Tactics to resist and navigate the Work Programme
A few different companies have contracts to deliver the Work Programme, the flagship two year workfare scheme. They’re all supposed to follow the same regulations. These can be used against them. There are lots of ways not to cooperate with the Work Programme.
Come to get information from groups and individuals about what Work Programme providers don’t have the power to demand, and the personal data they can’t force you to give them – and more on how to avoid and overturn benefit sanctions they inflict. We’ll hear from welfare action groups in Edinburgh and elsewhere about what can be achieved by insisting on your right to be accompanied to appointments.
This workshop is for everyone to share strategies for stalling and changing the activities that providers try to impose, and for resisting their demands about attendance, unhelpful training, and unpaid work placements.
Keeping Volunteering Voluntary: Workfare stops when there’s nowhere to send people
For workfare to happen, the government needs charities and voluntary groups to take placements. But more and more voluntary organisations are standing up and saying no. Over 550 have signed Keep Volunteering Voluntary’s pledge not to take part and the word is spreading. With most national charities now out of the schemes, we need to get the word out at a local level where charity workfare placements are still rife.
Come along to this workshop with Kevin and Penny from Keep Volunteering Voluntary to explore the key arguments to challenge the voluntary sector’s involvement, to share which tactics and approaches have been successful so far, and to plan how to take the campaign further and win!

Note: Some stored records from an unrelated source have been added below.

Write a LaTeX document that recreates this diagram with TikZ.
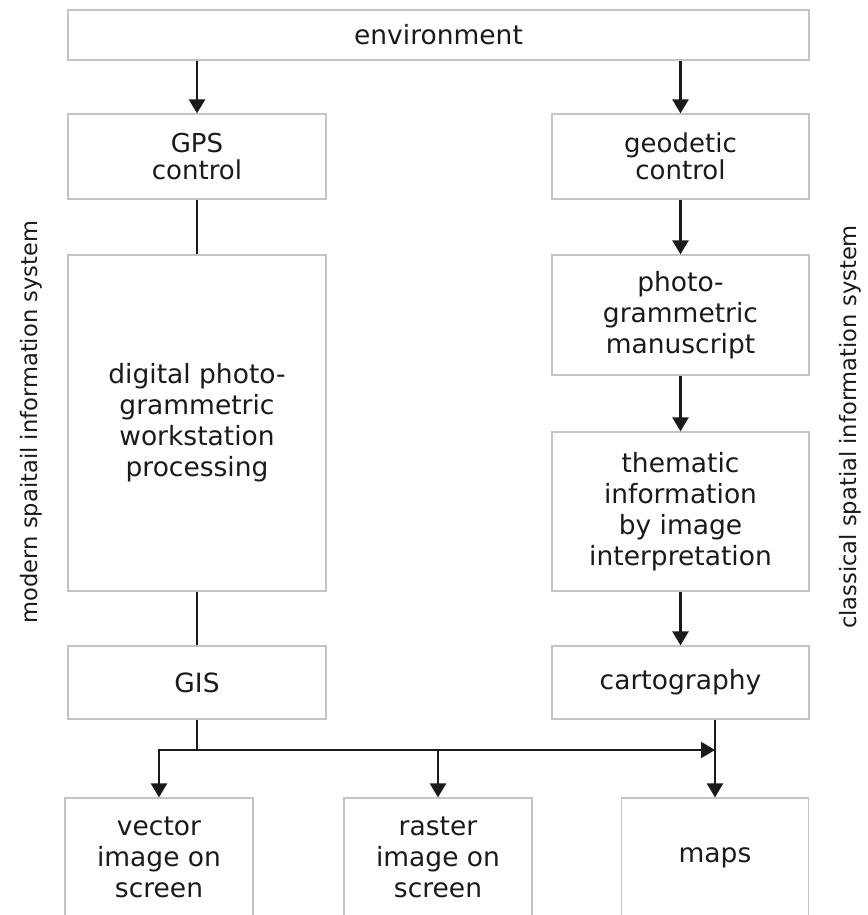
\documentclass[tikz,border=0pt]{standalone}
\usepackage{fontspec}
\setmainfont{DejaVu Sans}
\usetikzlibrary{arrows.meta}
\definecolor{boxgray}{HTML}{C4C4C4}
\definecolor{ink}{HTML}{1A1A1A}
\begin{document}
\begin{tikzpicture}[x=1pt,y=-1pt,
  box/.style={draw=boxgray, line width=1.2pt, align=center, inner sep=0pt,
    text=ink, font=\fontsize{26.5}{31}\selectfont},
  smalltext/.style={font=\fontsize{26}{27}\selectfont},
  side/.style={text=ink, inner sep=0pt, rotate=90, font=\fontsize{22.6}{26}\selectfont},
  link/.style={draw=ink, line width=2.4pt},
  arr/.style={link, -{Triangle[length=14pt,width=16pt]}}]
\useasboundingbox (0,0) rectangle (867,915);
\clip (0,0) rectangle (867,915);

% top row
\node[box, minimum width=741pt, minimum height=50pt] (env) at (438.5,35) {environment};

% left column: modern workflow
\node[box, smalltext, minimum width=258pt, minimum height=85pt] (gps) at (197,156.5) {GPS\\control};
\node[box, minimum width=258pt, minimum height=336pt] (dig) at (197,423) {digital photo-\\grammetric\\workstation\\processing};
\node[box, minimum width=258pt, minimum height=73pt] (gis) at (197,682.5) {GIS};

% right column: classical workflow
\node[box, smalltext, minimum width=257pt, minimum height=85pt] (geo) at (680.5,156.5) {geodetic\\control};
\node[box, minimum width=257pt, minimum height=120pt] (photo) at (680.5,315) {photo-\\grammetric\\manuscript};
\node[box, minimum width=257pt, minimum height=159pt] (them) at (680.5,511.5) {thematic\\information\\by image\\interpretation};
\node[box, minimum width=257pt, minimum height=73pt] (carto) at (680.5,682.5) {cartography};

% products
\node[box, minimum width=188pt, minimum height=119pt] (vec) at (159,857.5) {vector\\image on\\screen};
\node[box, minimum width=188pt, minimum height=119pt] (ras) at (438,857.5) {raster\\image on\\screen};
\node[box, minimum width=187pt, minimum height=119pt] (maps) at (715,857.5) {maps};

% side captions
\node[side] (modern) at (31,422) {modern spaitail information system};
\node[side] (classic) at (850,427) {classical spatial information system};

% connectors
\draw[arr] (env.south -| gps) -- (gps.north);
\draw[arr] (env.south -| geo) -- (geo.north);
\draw[link] (gps.south) -- (dig.north);
\draw[link] (dig.south) -- (gis.north);
\draw[arr] (geo.south) -- (photo.north);
\draw[arr] (photo.south) -- (them.north);
\draw[arr] (them.south) -- (carto.north);

\coordinate (jl) at (159,750);
\coordinate (jr) at (715,750);
\draw[link] (gis.south) -- (gis.south |- jl);
\draw[arr, line cap=rect] (jl) -- (jr);
\draw[arr, line cap=rect] (jl) -- (vec.north);
\draw[arr] (ras.north |- jl) -- (ras.north);
\draw[arr] (maps.north |- carto.south) -- (maps.north);
\end{tikzpicture}
\end{document}
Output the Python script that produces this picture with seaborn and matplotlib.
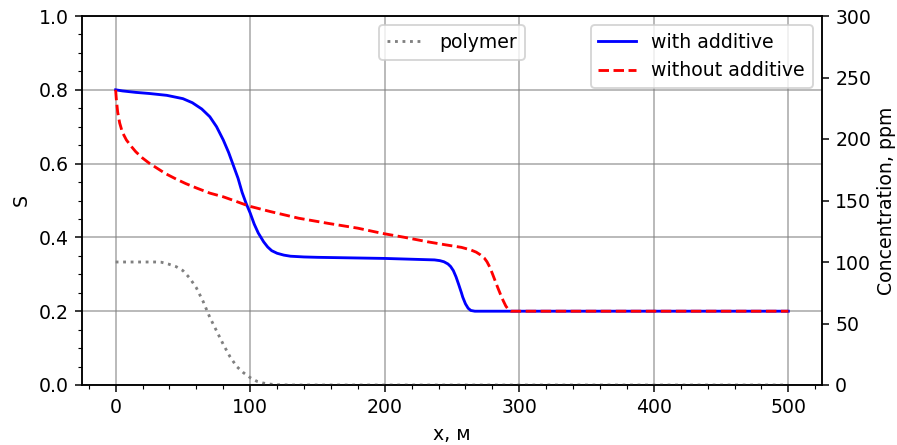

Staying strong: Supporting each other through the emotional impact of punitive welfare reforms
When we work in mutual support groups, before we ever overturn a sanction or force a workfare user to pull out, we are already doing something important: sharing our experiences and offering emotional support. The reality is hard: the punitive culture at job centres, ever-present threat of sanctions, and the psycho-coercion of workfare providers take a heavy toll on people’s wellbeing. This session is an opportunity to share our experiences of working in groups dealing with these issues and discuss good ways to share support and look after ourselves and each other.